一般社団法人がん哲学外来

コラム:哲学で考えるがん教育カフェ

文責・桑島まさき/監修・宮原富士子

Vol.6 【私のいのちの使い方】

一般社団法人がん哲学外来(通称「がん哲学外来」)は、がん教育の学びを哲学で考える「哲学で考えるがん教育カフェ」を毎月開催しています。カフェは、既に各地でがん教育に携わる方々にご参加いただき、参加者と共に話し合う場で、がん教育の重要性が問われる中、外部講師を育てサポートすることを目的としています。      

2024年11月開催のがん教育カフェは次の通りでした。

〇2024年11月2日(土) 16時~17時(WEB開催)

 講師: 小口浩美さん(LINKOS共同代表/がんサポートおむすび代表)
             
 講座: 「学校で伝える私のがんの話」

 10月も夏日になる日があったため半袖服や扇風機をしまうことができませんでしたが、秋を楽しむ余裕もなく、今度は寒く乾燥の季節となりそうですね。日本が誇るプロ野球の大谷選手が所属するドジャースが優勝をはたし日本は歓喜にわきました。
 11月度のがん教育カフェは、三連休の初日、日本は全国的に雨となり、九州地方には線状降水帯が発生する日でした。この日は、がん教育を推進する一般社団法人LINKOSのメンバーで共同代表でもある小口浩美さんが、がん教育外部講師として学校で話す内容について話してくれました。
 
 2015年にがんを発症した小口さんは闘病を続け、現在はフリーランスのテレビディレクターとして忙しく働いています。告知をうけた時、がん治療にかかるお金や病気のことよりも、なにより自分という存在がこの世から消えてなくなることが辛いと感じたと語ります。いきなり「がん患者」となった現実をなかなか受け入れられずにいた時、故・日野原重明先生が全国の小学校で行っていた「命の授業」で語られていた言葉「命とは君たちが持っている時間」に心を動かされ、自分の“いのちの使い方”が定まり現在の活動へと繋がりました。
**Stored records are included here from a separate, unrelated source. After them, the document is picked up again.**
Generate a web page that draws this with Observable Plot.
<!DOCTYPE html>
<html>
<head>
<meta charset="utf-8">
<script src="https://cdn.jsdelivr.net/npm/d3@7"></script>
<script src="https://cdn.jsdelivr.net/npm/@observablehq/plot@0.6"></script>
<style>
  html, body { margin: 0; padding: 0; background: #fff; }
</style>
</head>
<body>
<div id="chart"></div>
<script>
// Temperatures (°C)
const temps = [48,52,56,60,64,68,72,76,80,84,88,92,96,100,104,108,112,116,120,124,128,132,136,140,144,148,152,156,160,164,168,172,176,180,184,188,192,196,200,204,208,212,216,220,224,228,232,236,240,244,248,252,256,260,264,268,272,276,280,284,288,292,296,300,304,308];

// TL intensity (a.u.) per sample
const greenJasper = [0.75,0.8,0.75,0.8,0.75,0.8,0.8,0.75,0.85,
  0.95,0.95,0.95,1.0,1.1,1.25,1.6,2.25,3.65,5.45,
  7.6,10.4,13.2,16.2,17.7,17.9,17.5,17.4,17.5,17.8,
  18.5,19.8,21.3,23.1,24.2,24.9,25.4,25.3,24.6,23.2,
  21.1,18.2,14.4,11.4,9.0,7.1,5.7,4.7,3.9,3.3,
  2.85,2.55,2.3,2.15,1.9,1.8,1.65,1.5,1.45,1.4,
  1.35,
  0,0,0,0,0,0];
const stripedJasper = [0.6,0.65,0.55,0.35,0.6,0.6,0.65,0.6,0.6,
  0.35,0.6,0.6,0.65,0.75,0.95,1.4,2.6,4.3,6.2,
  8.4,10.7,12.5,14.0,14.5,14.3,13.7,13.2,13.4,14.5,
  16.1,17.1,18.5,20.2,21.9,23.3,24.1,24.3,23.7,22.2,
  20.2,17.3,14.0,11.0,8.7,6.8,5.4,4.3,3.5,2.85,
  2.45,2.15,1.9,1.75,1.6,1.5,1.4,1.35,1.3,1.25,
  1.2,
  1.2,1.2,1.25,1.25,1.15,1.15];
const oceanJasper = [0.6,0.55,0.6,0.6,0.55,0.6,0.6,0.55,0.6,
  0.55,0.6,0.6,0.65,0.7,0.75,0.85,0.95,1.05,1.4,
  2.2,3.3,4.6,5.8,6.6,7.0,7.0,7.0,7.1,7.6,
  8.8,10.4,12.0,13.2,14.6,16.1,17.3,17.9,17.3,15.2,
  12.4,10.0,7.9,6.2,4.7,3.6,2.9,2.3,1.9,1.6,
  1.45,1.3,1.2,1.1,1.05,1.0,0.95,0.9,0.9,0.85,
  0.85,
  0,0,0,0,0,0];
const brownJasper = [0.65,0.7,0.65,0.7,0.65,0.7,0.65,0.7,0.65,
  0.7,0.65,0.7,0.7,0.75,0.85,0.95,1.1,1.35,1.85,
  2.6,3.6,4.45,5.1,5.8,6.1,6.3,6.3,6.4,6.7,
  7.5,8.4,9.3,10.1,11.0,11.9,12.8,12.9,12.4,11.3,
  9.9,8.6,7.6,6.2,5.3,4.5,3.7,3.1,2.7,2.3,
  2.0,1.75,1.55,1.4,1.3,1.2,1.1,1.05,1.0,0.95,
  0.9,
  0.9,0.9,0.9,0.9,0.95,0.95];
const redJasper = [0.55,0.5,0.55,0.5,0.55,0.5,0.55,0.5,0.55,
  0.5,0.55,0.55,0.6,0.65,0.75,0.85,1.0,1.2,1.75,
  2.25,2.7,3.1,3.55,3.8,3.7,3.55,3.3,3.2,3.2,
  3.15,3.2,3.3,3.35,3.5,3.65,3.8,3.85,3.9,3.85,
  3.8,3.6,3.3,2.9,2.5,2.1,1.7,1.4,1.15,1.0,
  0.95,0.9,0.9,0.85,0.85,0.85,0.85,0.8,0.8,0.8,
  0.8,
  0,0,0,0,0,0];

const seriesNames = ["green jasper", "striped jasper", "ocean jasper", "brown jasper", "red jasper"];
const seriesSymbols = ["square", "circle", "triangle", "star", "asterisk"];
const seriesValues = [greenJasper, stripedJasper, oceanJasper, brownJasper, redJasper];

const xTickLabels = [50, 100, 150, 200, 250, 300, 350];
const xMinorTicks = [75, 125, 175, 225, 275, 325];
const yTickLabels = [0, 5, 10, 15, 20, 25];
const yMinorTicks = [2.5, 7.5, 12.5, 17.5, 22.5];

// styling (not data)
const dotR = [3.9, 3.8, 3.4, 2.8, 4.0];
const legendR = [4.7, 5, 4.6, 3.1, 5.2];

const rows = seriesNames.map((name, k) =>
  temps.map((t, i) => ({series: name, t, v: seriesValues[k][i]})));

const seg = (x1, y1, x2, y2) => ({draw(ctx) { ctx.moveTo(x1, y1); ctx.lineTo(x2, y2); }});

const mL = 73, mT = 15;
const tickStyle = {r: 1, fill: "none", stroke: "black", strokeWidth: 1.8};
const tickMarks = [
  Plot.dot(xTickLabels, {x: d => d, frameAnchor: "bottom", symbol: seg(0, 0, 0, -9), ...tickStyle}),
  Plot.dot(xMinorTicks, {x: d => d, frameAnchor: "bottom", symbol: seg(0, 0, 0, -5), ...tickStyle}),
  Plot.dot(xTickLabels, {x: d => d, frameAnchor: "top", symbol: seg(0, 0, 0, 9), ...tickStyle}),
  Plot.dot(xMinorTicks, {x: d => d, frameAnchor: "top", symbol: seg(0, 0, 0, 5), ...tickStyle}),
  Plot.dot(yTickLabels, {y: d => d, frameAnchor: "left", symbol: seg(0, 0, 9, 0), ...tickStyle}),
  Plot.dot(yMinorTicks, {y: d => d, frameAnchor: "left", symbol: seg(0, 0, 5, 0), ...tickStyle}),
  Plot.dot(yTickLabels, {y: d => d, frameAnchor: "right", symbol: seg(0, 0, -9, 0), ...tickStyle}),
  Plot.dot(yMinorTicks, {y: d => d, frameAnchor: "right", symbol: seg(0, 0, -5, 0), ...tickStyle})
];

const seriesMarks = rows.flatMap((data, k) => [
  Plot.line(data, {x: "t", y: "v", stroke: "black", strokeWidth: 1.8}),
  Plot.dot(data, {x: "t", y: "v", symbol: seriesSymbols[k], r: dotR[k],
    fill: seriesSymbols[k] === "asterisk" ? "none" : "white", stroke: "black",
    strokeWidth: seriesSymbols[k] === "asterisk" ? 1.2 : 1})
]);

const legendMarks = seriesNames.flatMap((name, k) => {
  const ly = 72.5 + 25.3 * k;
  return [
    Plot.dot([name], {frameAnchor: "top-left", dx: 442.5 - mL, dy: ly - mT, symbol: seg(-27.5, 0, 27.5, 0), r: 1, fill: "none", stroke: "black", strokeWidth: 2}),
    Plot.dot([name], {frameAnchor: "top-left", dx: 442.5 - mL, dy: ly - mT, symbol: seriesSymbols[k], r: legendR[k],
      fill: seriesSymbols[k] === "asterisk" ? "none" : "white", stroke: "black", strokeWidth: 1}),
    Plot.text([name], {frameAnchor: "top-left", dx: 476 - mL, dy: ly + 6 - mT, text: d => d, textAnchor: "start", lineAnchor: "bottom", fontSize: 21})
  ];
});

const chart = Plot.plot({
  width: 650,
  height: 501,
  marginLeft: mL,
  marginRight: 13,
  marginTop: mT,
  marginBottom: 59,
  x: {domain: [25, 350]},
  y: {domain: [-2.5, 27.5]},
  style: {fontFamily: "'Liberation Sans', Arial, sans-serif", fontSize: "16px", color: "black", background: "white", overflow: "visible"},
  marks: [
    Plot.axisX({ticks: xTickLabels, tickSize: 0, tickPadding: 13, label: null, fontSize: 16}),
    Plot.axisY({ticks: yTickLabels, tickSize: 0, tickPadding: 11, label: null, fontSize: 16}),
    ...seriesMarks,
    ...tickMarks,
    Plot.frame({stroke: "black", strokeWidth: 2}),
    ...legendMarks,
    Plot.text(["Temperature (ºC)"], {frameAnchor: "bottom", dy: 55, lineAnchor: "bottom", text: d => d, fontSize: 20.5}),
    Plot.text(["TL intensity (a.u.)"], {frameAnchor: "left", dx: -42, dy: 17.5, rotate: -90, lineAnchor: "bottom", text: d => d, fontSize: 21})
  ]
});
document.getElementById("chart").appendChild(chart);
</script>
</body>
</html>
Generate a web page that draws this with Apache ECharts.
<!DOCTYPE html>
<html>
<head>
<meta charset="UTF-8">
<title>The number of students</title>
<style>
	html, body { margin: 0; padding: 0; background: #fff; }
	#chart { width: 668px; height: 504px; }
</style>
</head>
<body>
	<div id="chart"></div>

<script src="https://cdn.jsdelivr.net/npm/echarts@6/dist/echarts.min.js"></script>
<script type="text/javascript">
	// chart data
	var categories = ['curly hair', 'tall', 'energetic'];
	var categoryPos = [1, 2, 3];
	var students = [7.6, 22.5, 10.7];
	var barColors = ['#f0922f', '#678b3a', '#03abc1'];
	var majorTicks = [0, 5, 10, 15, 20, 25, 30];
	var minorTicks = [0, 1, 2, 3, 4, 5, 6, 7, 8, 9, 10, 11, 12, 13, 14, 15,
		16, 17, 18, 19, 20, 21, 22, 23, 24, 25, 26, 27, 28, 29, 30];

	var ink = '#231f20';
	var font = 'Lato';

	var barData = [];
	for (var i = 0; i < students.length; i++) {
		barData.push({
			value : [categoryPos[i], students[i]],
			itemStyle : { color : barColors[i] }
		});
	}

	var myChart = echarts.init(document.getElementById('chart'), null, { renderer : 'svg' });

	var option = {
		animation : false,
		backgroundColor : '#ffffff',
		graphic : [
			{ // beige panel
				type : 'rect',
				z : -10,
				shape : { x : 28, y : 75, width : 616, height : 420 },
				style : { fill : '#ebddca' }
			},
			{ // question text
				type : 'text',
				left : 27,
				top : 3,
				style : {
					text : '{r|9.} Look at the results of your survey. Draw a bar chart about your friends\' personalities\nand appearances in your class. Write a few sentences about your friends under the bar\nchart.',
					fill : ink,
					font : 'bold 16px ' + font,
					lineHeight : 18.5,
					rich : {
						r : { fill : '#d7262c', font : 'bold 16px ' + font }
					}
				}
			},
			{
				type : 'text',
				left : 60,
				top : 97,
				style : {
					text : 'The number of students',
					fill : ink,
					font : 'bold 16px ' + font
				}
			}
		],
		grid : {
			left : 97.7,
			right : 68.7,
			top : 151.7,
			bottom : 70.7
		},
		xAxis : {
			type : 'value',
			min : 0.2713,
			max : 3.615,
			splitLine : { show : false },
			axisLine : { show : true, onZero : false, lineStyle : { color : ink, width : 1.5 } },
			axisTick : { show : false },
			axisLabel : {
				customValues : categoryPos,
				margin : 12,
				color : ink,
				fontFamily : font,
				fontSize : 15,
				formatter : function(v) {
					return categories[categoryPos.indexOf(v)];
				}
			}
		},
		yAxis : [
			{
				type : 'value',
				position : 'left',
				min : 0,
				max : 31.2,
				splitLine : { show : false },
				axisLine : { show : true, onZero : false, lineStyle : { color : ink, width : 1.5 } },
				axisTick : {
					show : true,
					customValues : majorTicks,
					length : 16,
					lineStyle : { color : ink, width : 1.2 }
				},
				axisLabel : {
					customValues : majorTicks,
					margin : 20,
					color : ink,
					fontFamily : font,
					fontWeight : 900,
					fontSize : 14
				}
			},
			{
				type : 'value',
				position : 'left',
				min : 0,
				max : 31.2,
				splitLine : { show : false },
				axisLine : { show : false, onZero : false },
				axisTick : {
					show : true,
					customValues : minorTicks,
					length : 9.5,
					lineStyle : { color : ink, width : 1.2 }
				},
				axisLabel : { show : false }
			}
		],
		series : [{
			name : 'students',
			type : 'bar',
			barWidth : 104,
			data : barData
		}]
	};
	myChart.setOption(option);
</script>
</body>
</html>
 がんという病気について不慣れな学校の子どもたちに対しては、がんになったことは誰のせいでもない、治る人もいれば治らない人もいる、見守ってくれる人がいる……といったことを伝え、いのちについて一緒に考えるスタイルをとるように心がけている。そして、心と身体のサインに気を付けるように伝えているとのことでした。
 全国からオンライン参加した人は33名の中からは、がんになっても“生き方次第”。どれほどいのちを輝かせることができるかが大事/医療の世界では不確実なことがたくさんあることを、子どもたちに理解して欲しい、といった意見がありました。
 
 今年も残すところわずかとなりました。自分が持っている時間は有意義に使いたいですね!

※ 次回は、12月21(土)16時~17時開催です。